Exercise directions:
Begin with the first line of the material and copy each line word for word through the line that contains "(0,0) grid (3,3);"; the pictures are left out.

* begin Recorded data *

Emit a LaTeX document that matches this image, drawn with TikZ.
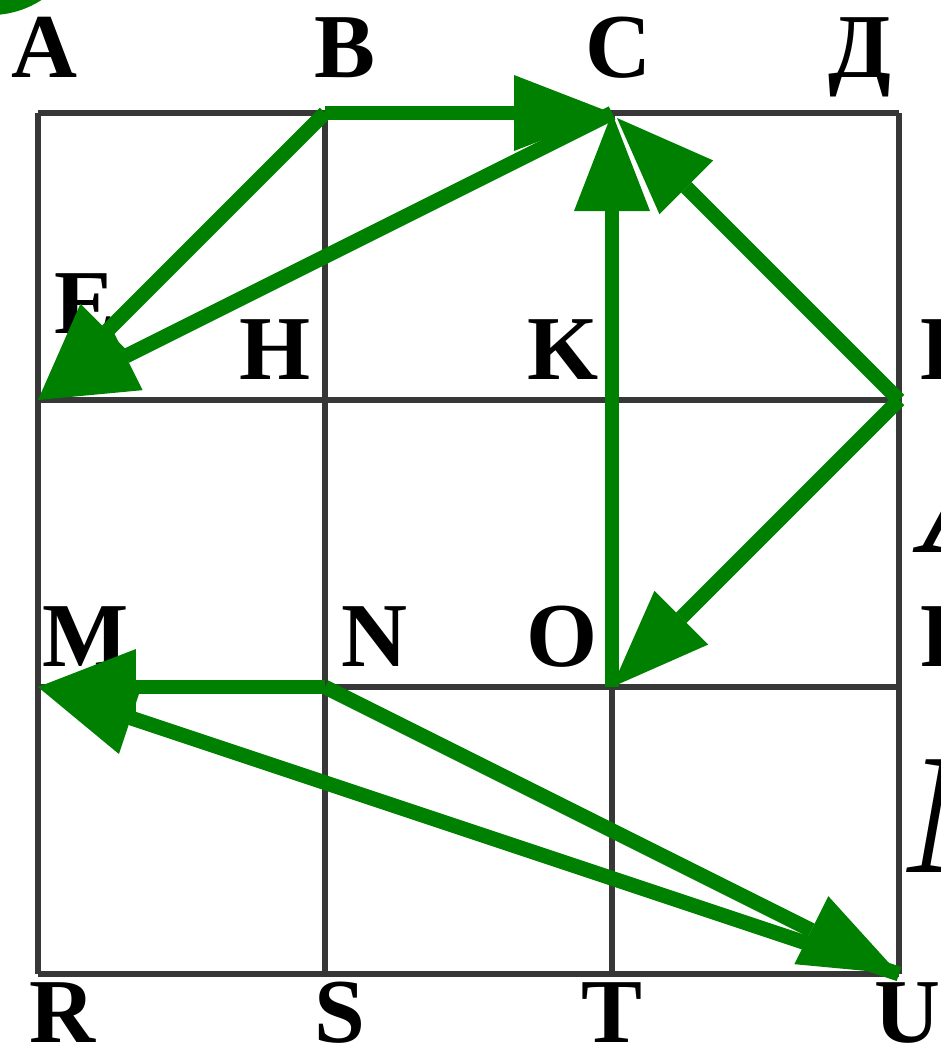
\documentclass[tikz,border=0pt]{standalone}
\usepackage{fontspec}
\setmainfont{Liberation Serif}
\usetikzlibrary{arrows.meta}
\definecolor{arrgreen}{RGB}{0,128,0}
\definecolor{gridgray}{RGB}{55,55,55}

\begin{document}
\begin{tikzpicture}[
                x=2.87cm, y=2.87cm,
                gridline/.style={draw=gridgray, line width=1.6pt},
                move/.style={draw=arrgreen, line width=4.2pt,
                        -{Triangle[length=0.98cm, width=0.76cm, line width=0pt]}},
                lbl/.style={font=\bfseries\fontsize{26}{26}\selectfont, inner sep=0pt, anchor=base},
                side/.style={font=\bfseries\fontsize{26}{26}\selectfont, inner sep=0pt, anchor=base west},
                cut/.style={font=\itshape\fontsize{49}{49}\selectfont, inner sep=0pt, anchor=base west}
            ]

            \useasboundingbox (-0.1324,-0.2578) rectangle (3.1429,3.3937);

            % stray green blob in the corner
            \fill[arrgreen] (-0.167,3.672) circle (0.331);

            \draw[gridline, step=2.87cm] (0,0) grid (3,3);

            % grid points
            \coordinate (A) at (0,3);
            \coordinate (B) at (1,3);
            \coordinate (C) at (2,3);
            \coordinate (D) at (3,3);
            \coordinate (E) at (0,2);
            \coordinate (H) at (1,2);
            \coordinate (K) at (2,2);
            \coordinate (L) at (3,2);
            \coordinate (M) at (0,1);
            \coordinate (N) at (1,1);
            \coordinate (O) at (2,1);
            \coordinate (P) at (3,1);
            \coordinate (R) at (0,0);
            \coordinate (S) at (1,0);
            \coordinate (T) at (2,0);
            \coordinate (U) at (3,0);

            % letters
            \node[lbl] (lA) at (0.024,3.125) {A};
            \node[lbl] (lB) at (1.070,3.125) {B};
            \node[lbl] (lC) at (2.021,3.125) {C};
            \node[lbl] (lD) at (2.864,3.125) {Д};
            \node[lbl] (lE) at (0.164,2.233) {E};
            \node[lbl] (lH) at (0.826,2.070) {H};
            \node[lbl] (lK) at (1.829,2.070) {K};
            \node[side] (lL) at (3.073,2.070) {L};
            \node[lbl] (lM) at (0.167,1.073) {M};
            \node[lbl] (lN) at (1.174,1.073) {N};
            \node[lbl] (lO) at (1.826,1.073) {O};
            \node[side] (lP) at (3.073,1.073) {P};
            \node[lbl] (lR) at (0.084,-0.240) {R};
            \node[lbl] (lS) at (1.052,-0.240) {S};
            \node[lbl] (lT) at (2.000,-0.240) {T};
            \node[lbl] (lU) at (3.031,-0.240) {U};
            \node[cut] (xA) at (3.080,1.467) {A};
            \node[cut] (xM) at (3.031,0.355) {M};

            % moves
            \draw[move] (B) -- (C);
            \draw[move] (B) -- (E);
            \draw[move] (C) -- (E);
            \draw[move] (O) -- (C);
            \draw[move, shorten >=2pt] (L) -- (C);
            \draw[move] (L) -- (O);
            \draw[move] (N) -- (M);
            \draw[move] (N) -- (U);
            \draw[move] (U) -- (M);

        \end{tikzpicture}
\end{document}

* end Recorded data *

Final result:
Emit a LaTeX document that matches this image, drawn with TikZ.
\documentclass[tikz,border=0pt]{standalone}
\usepackage{fontspec}
\setmainfont{Liberation Serif}
\usetikzlibrary{arrows.meta}
\definecolor{arrgreen}{RGB}{0,128,0}
\definecolor{gridgray}{RGB}{55,55,55}

\begin{document}
\begin{tikzpicture}[
                x=2.87cm, y=2.87cm,
                gridline/.style={draw=gridgray, line width=1.6pt},
                move/.style={draw=arrgreen, line width=4.2pt,
                        -{Triangle[length=0.98cm, width=0.76cm, line width=0pt]}},
                lbl/.style={font=\bfseries\fontsize{26}{26}\selectfont, inner sep=0pt, anchor=base},
                side/.style={font=\bfseries\fontsize{26}{26}\selectfont, inner sep=0pt, anchor=base west},
                cut/.style={font=\itshape\fontsize{49}{49}\selectfont, inner sep=0pt, anchor=base west}
            ]

            \useasboundingbox (-0.1324,-0.2578) rectangle (3.1429,3.3937);

            % stray green blob in the corner
            \fill[arrgreen] (-0.167,3.672) circle (0.331);

            \draw[gridline, step=2.87cm] (0,0) grid (3,3);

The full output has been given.